Let’s see. You probably already know that it means ‘to be chosen’, ‘to be part of a group or a team’, right? You know, so:

– Apparently, Jeff got on the basketball team. I don’t know how he managed that considering he can’t play basketball but somehow he got on the basketball team. I think it is probably because they’re desperate for players and so, they were just like – Look, we need someone else to join our team, Jeff? – and Jeff was like – Alright. What’s in it for me? – and he said – Well, Jeff, we will give you biscuits. You just need to join the team – Jeff was like – I’m in! I’m in! Sign me up. Where do I sign up? – So, Jeff got on the basketball team really easily.

You know probably that you already… You already know that it means ‘to manage to continue doing something’ or ‘make progress’. For example:

– How did you get on? How did you get on yesterday?

You know, for example, you had your driving test yesterday, you friend might say:

– Oh! How did you get on? How did you get on with the driving test? Did you get on alright?

Okay? Meaning ‘How did you do?’, ‘Was it alright?’, ‘Was it successful?’

It could mean ‘to be successful in life or at work’. For example, you know:

– I’m prepared to do anything in order to get on in life,

meaning ‘to get successful’, alright?

You might already know that it means ‘to appear on TV or radio’, okay?

– I’ll do absolutely anything to get on TV.

Alright? So, ‘to get on TV’ means ‘to go on TV’, ‘to appear on TV’.

You might already know that it means ‘to get old’, ‘to become old’ and it’s always used in the progressive continuous form:

Well, I’m getting on a bit now.

‘I’m getting on’ means ‘I’m getting old’, right?

– Well, I’m, you know, I don’t like to stay (in)… I don’t like to go nightclubbing because, you know, I’m getting on a bit now. I prefer to just stay at home, put my feet up, drink a nice cup of tea and listen to another episode of Luke’s English Podcast.
That’s probably what’s going to happen when we’re all old, you know, because I’m going to keep doing this forever. We’ll, probably all be 70 years… 70 or 80 years old and, well, just be like:

– No, I don’t want to go out to a nightclub, not tonight, no. I’m… I think I’m just going to stay in and drink some tea and listen to the latest four-hour episode of Luke’s English Podcast, thank you. Because I’m getting on a bit now. I don’t like too much excitement, thank you.

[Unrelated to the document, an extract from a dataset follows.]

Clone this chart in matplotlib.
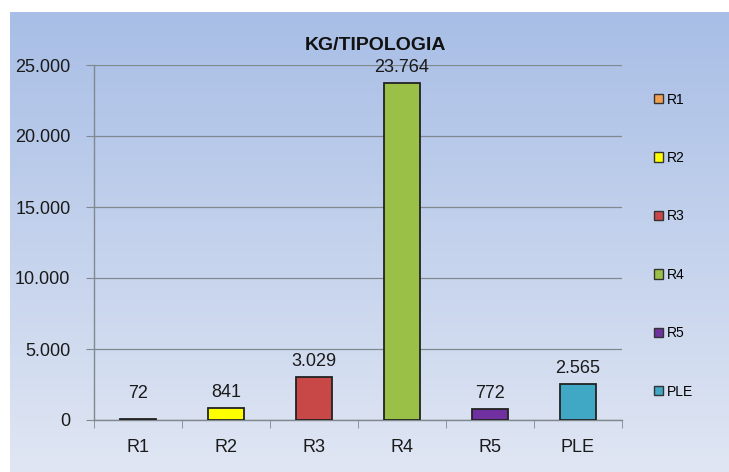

You might already know that it means ‘to do something’, you know, ‘to finally do something after you have been intending to do it for a while, particularly in America.

– I’ll get on it as soon as I can,

you know? ‘I’ll get on it as soon as I can’ meaning ‘I’m going to do it as soon as I can’, ‘Get on it!’ meaning ‘Do it!’, okay?

You might already know that it means ‘to remind someone to do something especially when you have to do it more than once’:

– Luke, can you get on Bill to see if he can come with…, come up with those numbers for you? Can you get on?

We would say ‘get on to’

– Can you get on to Bill, please, to just get those numbers from him?


Another one is a phrase… Here’re some phrases, alright? In American English they say ‘get it on’, ‘get it on’ which is an American expression meaning ‘to have sex’. ‘Get it on!’ You know, you hear it in some songs. I’m sure Marvin Gaye sings about that. You know:

‘Let’s get it on’

You know, that one:

‘We are all sensitive people with so much love to give. Let’s get it on. Come on sugar’

Okay. I bet you didn’t expect to hear soul music sung badly by a British man in this one, did you?

Another one is:

– They get on like a house on fire

‘They get on like a house on fire’ that means that they get on really well. They have a really good relationship.

– You and Sarah are getting on like a house on fire,

for example, meaning ‘you and Sarah seem to be getting on really well’.

Yes. There you go ladies and gentlemen. Let’s keep it brief. That’s the end of this. Bye for now. Speak to you again soon. Alright? Goodbye then. Bye. Okay. Good. See you soon then. Alright, speak to you later. Alright? Okay. Bye then. Bye. OK, I’m going to put the phone down. Okay, bye then. Bye. Yep. Bye. Yep. Love you too. Okay. Bye now, Bye.